OBJECTIVE
Transcribe all of the data exactly. Omit the pictures.

___

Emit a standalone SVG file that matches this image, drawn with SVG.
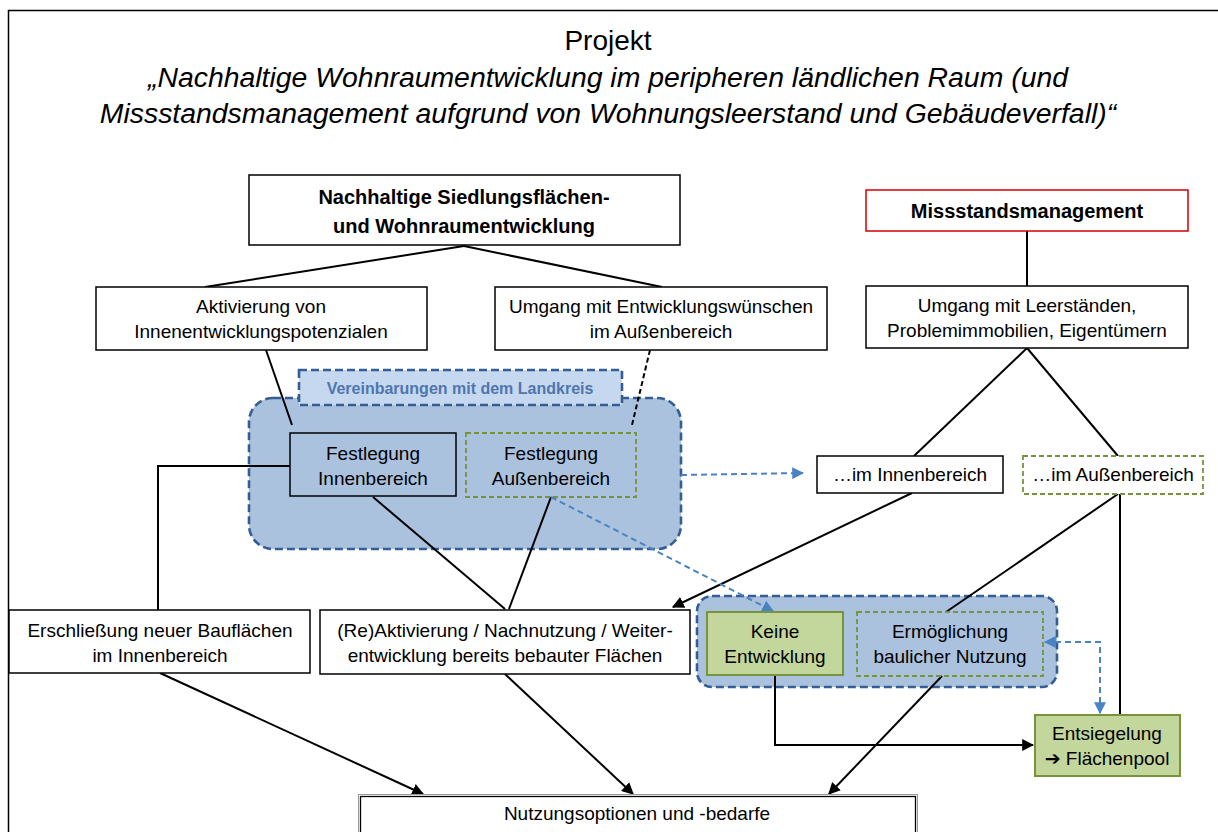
<svg xmlns="http://www.w3.org/2000/svg" width="1218" height="832" viewBox="0 0 1218 832">
<style>
text{font-family:"Liberation Sans",Arial,sans-serif;fill:#000;text-anchor:middle}
.t{font-size:28.4px;font-style:italic}
.b{font-size:20px;font-weight:bold}
.r{font-size:19px}
.box{fill:#fff;stroke:#000;stroke-width:1.5}
.boxn{fill:none;stroke:#000;stroke-width:1.5}
.gd{fill:none;stroke:#77933c;stroke-width:1.8;stroke-dasharray:5 3}
.gf{fill:#c3d69b;stroke:#77933c;stroke-width:2}
.cont{fill:#abc2df;stroke:#355e94;stroke-width:2.6;stroke-dasharray:8 4}
.ln{fill:none;stroke:#000;stroke-width:2}
.bd{fill:none;stroke:#4a83c4;stroke-width:2;stroke-dasharray:6 4}
</style>
<defs>
<marker id="ab" viewBox="0 0 10 10" refX="9" refY="5" markerWidth="6" markerHeight="6" orient="auto" markerUnits="strokeWidth"><path d="M0,0 L10,5 L0,10 Z" fill="#000"/></marker>
<marker id="au" viewBox="0 0 10 10" refX="9" refY="5" markerWidth="6" markerHeight="6" orient="auto" markerUnits="strokeWidth"><path d="M0,0 L10,5 L0,10 Z" fill="#4a83c4"/></marker>
<marker id="aus" viewBox="0 0 10 10" refX="1" refY="5" markerWidth="6" markerHeight="6" orient="auto" markerUnits="strokeWidth"><path d="M10,0 L0,5 L10,10 Z" fill="#4a83c4"/></marker>
</defs>
<rect width="1218" height="832" fill="#fff"/>
<path d="M8.5,832 V10.5 H1218" fill="none" stroke="#000" stroke-width="1.5"/>

<g id="title">
<text x="608" y="50" style="font-size:28px">Projekt</text>
<text class="t" x="608" y="87">„Nachhaltige Wohnraumentwicklung im peripheren ländlichen Raum (und</text>
<text class="t" x="608" y="123">Missstandsmanagement aufgrund von Wohnungsleerstand und Gebäudeverfall)“</text>
</g>

<g id="container1">
<rect class="cont" x="249" y="398" width="432" height="151" rx="24"/>
</g>
<g id="vereinbarungen">
<rect x="299" y="370" width="323" height="35" fill="#c6d8f0" stroke="#355e94" stroke-width="2.6" stroke-dasharray="8 4"/>
<text x="460" y="394" style="font-size:16px;font-weight:bold;fill:#4f76ad">Vereinbarungen mit dem Landkreis</text>
</g>
<g id="container2">
<rect class="cont" x="697" y="596" width="360" height="91" rx="15"/>
</g>

<g id="connectors">
<line class="ln" x1="464" y1="246" x2="205" y2="287"/>
<line class="ln" x1="464" y1="246" x2="662" y2="287"/>
<line class="ln" x1="1027" y1="231" x2="1027" y2="286"/>
<line class="ln" x1="1027" y1="348" x2="914" y2="456"/>
<line class="ln" x1="1027" y1="348" x2="1118" y2="456"/>
<line class="ln" x1="266" y1="350" x2="292" y2="425"/>
<line x1="650" y1="350" x2="632" y2="425" stroke="#000" stroke-width="2" stroke-dasharray="5 3"/>
<path class="ln" d="M290,466 H158 V610"/>
<line class="ln" x1="373" y1="497" x2="505" y2="609"/>
<line class="ln" x1="551" y1="497" x2="509" y2="609"/>
<line class="ln" x1="912" y1="493" x2="673" y2="607" marker-end="url(#ab)"/>
<line class="ln" x1="1118" y1="494" x2="946" y2="612"/>
<line class="ln" x1="1120" y1="494" x2="1120" y2="715"/>
<path class="ln" d="M775,675 V745 H1033" marker-end="url(#ab)"/>
<line class="ln" x1="160" y1="673" x2="423" y2="794" marker-end="url(#ab)"/>
<line class="ln" x1="505" y1="674" x2="633" y2="794" marker-end="url(#ab)"/>
<line class="ln" x1="942" y1="676" x2="829" y2="794" marker-end="url(#ab)"/>
<line class="bd" x1="681" y1="475" x2="803" y2="473" marker-end="url(#au)"/>
<line class="bd" x1="551" y1="497" x2="773" y2="611" marker-end="url(#au)"/>
<path class="bd" d="M1045,642 H1100 V713" marker-start="url(#aus)" marker-end="url(#au)"/>
</g>

<g id="n-nachhaltig">
<rect class="box" x="249" y="175" width="431" height="70"/>
<text class="b" x="464" y="204">Nachhaltige Siedlungsflächen-</text>
<text class="b" x="464" y="233">und Wohnraumentwicklung</text>
</g>
<g id="n-missstand">
<rect x="866" y="190" width="322" height="41" fill="#fff" stroke="#d00000" stroke-width="1.5"/>
<text class="b" x="1027" y="218">Missstandsmanagement</text>
</g>
<g id="n-aktivierung">
<rect class="box" x="96" y="287" width="331" height="63"/>
<text class="r" x="261" y="313">Aktivierung von</text>
<text class="r" x="261" y="338">Innenentwicklungspotenzialen</text>
</g>
<g id="n-umgang-entw">
<rect class="box" x="495" y="287" width="332" height="63"/>
<text class="r" x="661" y="313">Umgang mit Entwicklungswünschen</text>
<text class="r" x="661" y="338">im Außenbereich</text>
</g>
<g id="n-umgang-leer">
<rect class="box" x="866" y="286" width="322" height="62"/>
<text class="r" x="1027" y="312">Umgang mit Leerständen,</text>
<text class="r" x="1027" y="337">Problemimmobilien, Eigentümern</text>
</g>
<g id="n-fest-innen">
<rect class="boxn" x="290" y="433" width="166" height="63"/>
<text class="r" x="373" y="460">Festlegung</text>
<text class="r" x="373" y="485">Innenbereich</text>
</g>
<g id="n-fest-aussen">
<rect class="gd" x="466" y="433" width="170" height="64"/>
<text class="r" x="551" y="460">Festlegung</text>
<text class="r" x="551" y="485">Außenbereich</text>
</g>
<g id="n-im-innen">
<rect class="box" x="817" y="456" width="186" height="37"/>
<text class="r" x="910" y="481">…im Innenbereich</text>
</g>
<g id="n-im-aussen">
<rect x="1023" y="456" width="180" height="38" fill="#fff" stroke="#77933c" stroke-width="1.8" stroke-dasharray="5 3"/>
<text class="r" x="1113" y="481">…im Außenbereich</text>
</g>
<g id="n-erschliessung">
<rect class="box" x="9" y="610" width="301" height="63"/>
<text class="r" x="160" y="637">Erschließung neuer Bauflächen</text>
<text class="r" x="160" y="662">im Innenbereich</text>
</g>
<g id="n-reaktivierung">
<rect class="box" x="320" y="610" width="370" height="64"/>
<text class="r" x="505" y="637">(Re)Aktivierung / Nachnutzung / Weiter-</text>
<text class="r" x="505" y="662">entwicklung bereits bebauter Flächen</text>
</g>
<g id="n-keine">
<rect class="gf" x="707" y="612" width="136" height="63"/>
<text class="r" x="775" y="638">Keine</text>
<text class="r" x="775" y="663">Entwicklung</text>
</g>
<g id="n-ermoeglichung">
<rect class="gd" x="857" y="612" width="186" height="64"/>
<text class="r" x="950" y="638">Ermöglichung</text>
<text class="r" x="950" y="663">baulicher Nutzung</text>
</g>
<g id="n-entsiegelung">
<rect class="gf" x="1035" y="715" width="145" height="61"/>
<text class="r" x="1107" y="740">Entsiegelung</text>
<text class="r" x="1107" y="765"><tspan style="font-family:'DejaVu Sans',sans-serif;font-weight:bold">➔</tspan> Flächenpool</text>
</g>
<g id="n-nutzung">
<rect x="358.5" y="794.5" width="559" height="60" fill="#fff" stroke="#999" stroke-width="1"/>
<rect x="360.5" y="796.5" width="555" height="60" fill="none" stroke="#000" stroke-width="1.3"/>
<text class="r" x="637" y="820">Nutzungsoptionen und -bedarfe</text>
</g>
</svg>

___

WRITTEN REPLY
Emit a standalone SVG file that matches this image, drawn with SVG.
<svg xmlns="http://www.w3.org/2000/svg" width="1218" height="832" viewBox="0 0 1218 832">
<style>
text{font-family:"Liberation Sans",Arial,sans-serif;fill:#000;text-anchor:middle}
.t{font-size:28.4px;font-style:italic}
.b{font-size:20px;font-weight:bold}
.r{font-size:19px}
.box{fill:#fff;stroke:#000;stroke-width:1.5}
.boxn{fill:none;stroke:#000;stroke-width:1.5}
.gd{fill:none;stroke:#77933c;stroke-width:1.8;stroke-dasharray:5 3}
.gf{fill:#c3d69b;stroke:#77933c;stroke-width:2}
.cont{fill:#abc2df;stroke:#355e94;stroke-width:2.6;stroke-dasharray:8 4}
.ln{fill:none;stroke:#000;stroke-width:2}
.bd{fill:none;stroke:#4a83c4;stroke-width:2;stroke-dasharray:6 4}
</style>
<defs>
<marker id="ab" viewBox="0 0 10 10" refX="9" refY="5" markerWidth="6" markerHeight="6" orient="auto" markerUnits="strokeWidth"><path d="M0,0 L10,5 L0,10 Z" fill="#000"/></marker>
<marker id="au" viewBox="0 0 10 10" refX="9" refY="5" markerWidth="6" markerHeight="6" orient="auto" markerUnits="strokeWidth"><path d="M0,0 L10,5 L0,10 Z" fill="#4a83c4"/></marker>
<marker id="aus" viewBox="0 0 10 10" refX="1" refY="5" markerWidth="6" markerHeight="6" orient="auto" markerUnits="strokeWidth"><path d="M10,0 L0,5 L10,10 Z" fill="#4a83c4"/></marker>
</defs>
<rect width="1218" height="832" fill="#fff"/>
<path d="M8.5,832 V10.5 H1218" fill="none" stroke="#000" stroke-width="1.5"/>

<g id="title">
<text x="608" y="50" style="font-size:28px">Projekt</text>
<text class="t" x="608" y="87">„Nachhaltige Wohnraumentwicklung im peripheren ländlichen Raum (und</text>
<text class="t" x="608" y="123">Missstandsmanagement aufgrund von Wohnungsleerstand und Gebäudeverfall)“</text>
</g>

<g id="container1">
<rect class="cont" x="249" y="398" width="432" height="151" rx="24"/>
</g>
<g id="vereinbarungen">
<rect x="299" y="370" width="323" height="35" fill="#c6d8f0" stroke="#355e94" stroke-width="2.6" stroke-dasharray="8 4"/>
<text x="460" y="394" style="font-size:16px;font-weight:bold;fill:#4f76ad">Vereinbarungen mit dem Landkreis</text>
</g>
<g id="container2">
<rect class="cont" x="697" y="596" width="360" height="91" rx="15"/>
</g>

<g id="connectors">
<line class="ln" x1="464" y1="246" x2="205" y2="287"/>
<line class="ln" x1="464" y1="246" x2="662" y2="287"/>
<line class="ln" x1="1027" y1="231" x2="1027" y2="286"/>
<line class="ln" x1="1027" y1="348" x2="914" y2="456"/>
<line class="ln" x1="1027" y1="348" x2="1118" y2="456"/>
<line class="ln" x1="266" y1="350" x2="292" y2="425"/>
<line x1="650" y1="350" x2="632" y2="425" stroke="#000" stroke-width="2" stroke-dasharray="5 3"/>
<path class="ln" d="M290,466 H158 V610"/>
<line class="ln" x1="373" y1="497" x2="505" y2="609"/>
<line class="ln" x1="551" y1="497" x2="509" y2="609"/>
<line class="ln" x1="912" y1="493" x2="673" y2="607" marker-end="url(#ab)"/>
<line class="ln" x1="1118" y1="494" x2="946" y2="612"/>
<line class="ln" x1="1120" y1="494" x2="1120" y2="715"/>
<path class="ln" d="M775,675 V745 H1033" marker-end="url(#ab)"/>
<line class="ln" x1="160" y1="673" x2="423" y2="794" marker-end="url(#ab)"/>
<line class="ln" x1="505" y1="674" x2="633" y2="794" marker-end="url(#ab)"/>
<line class="ln" x1="942" y1="676" x2="829" y2="794" marker-end="url(#ab)"/>
<line class="bd" x1="681" y1="475" x2="803" y2="473" marker-end="url(#au)"/>
<line class="bd" x1="551" y1="497" x2="773" y2="611" marker-end="url(#au)"/>
<path class="bd" d="M1045,642 H1100 V713" marker-start="url(#aus)" marker-end="url(#au)"/>
</g>

<g id="n-nachhaltig">
<rect class="box" x="249" y="175" width="431" height="70"/>
<text class="b" x="464" y="204">Nachhaltige Siedlungsflächen-</text>
<text class="b" x="464" y="233">und Wohnraumentwicklung</text>
</g>
<g id="n-missstand">
<rect x="866" y="190" width="322" height="41" fill="#fff" stroke="#d00000" stroke-width="1.5"/>
<text class="b" x="1027" y="218">Missstandsmanagement</text>
</g>
<g id="n-aktivierung">
<rect class="box" x="96" y="287" width="331" height="63"/>
<text class="r" x="261" y="313">Aktivierung von</text>
<text class="r" x="261" y="338">Innenentwicklungspotenzialen</text>
</g>
<g id="n-umgang-entw">
<rect class="box" x="495" y="287" width="332" height="63"/>
<text class="r" x="661" y="313">Umgang mit Entwicklungswünschen</text>
<text class="r" x="661" y="338">im Außenbereich</text>
</g>
<g id="n-umgang-leer">
<rect class="box" x="866" y="286" width="322" height="62"/>
<text class="r" x="1027" y="312">Umgang mit Leerständen,</text>
<text class="r" x="1027" y="337">Problemimmobilien, Eigentümern</text>
</g>
<g id="n-fest-innen">
<rect class="boxn" x="290" y="433" width="166" height="63"/>
<text class="r" x="373" y="460">Festlegung</text>
<text class="r" x="373" y="485">Innenbereich</text>
</g>
<g id="n-fest-aussen">
<rect class="gd" x="466" y="433" width="170" height="64"/>
<text class="r" x="551" y="460">Festlegung</text>
<text class="r" x="551" y="485">Außenbereich</text>
</g>
<g id="n-im-innen">
<rect class="box" x="817" y="456" width="186" height="37"/>
<text class="r" x="910" y="481">…im Innenbereich</text>
</g>
<g id="n-im-aussen">
<rect x="1023" y="456" width="180" height="38" fill="#fff" stroke="#77933c" stroke-width="1.8" stroke-dasharray="5 3"/>
<text class="r" x="1113" y="481">…im Außenbereich</text>
</g>
<g id="n-erschliessung">
<rect class="box" x="9" y="610" width="301" height="63"/>
<text class="r" x="160" y="637">Erschließung neuer Bauflächen</text>
<text class="r" x="160" y="662">im Innenbereich</text>
</g>
<g id="n-reaktivierung">
<rect class="box" x="320" y="610" width="370" height="64"/>
<text class="r" x="505" y="637">(Re)Aktivierung / Nachnutzung / Weiter-</text>
<text class="r" x="505" y="662">entwicklung bereits bebauter Flächen</text>
</g>
<g id="n-keine">
<rect class="gf" x="707" y="612" width="136" height="63"/>
<text class="r" x="775" y="638">Keine</text>
<text class="r" x="775" y="663">Entwicklung</text>
</g>
<g id="n-ermoeglichung">
<rect class="gd" x="857" y="612" width="186" height="64"/>
<text class="r" x="950" y="638">Ermöglichung</text>
<text class="r" x="950" y="663">baulicher Nutzung</text>
</g>
<g id="n-entsiegelung">
<rect class="gf" x="1035" y="715" width="145" height="61"/>
<text class="r" x="1107" y="740">Entsiegelung</text>
<text class="r" x="1107" y="765"><tspan style="font-family:'DejaVu Sans',sans-serif;font-weight:bold">➔</tspan> Flächenpool</text>
</g>
<g id="n-nutzung">
<rect x="358.5" y="794.5" width="559" height="60" fill="#fff" stroke="#999" stroke-width="1"/>
<rect x="360.5" y="796.5" width="555" height="60" fill="none" stroke="#000" stroke-width="1.3"/>
<text class="r" x="637" y="820">Nutzungsoptionen und -bedarfe</text>
</g>
</svg>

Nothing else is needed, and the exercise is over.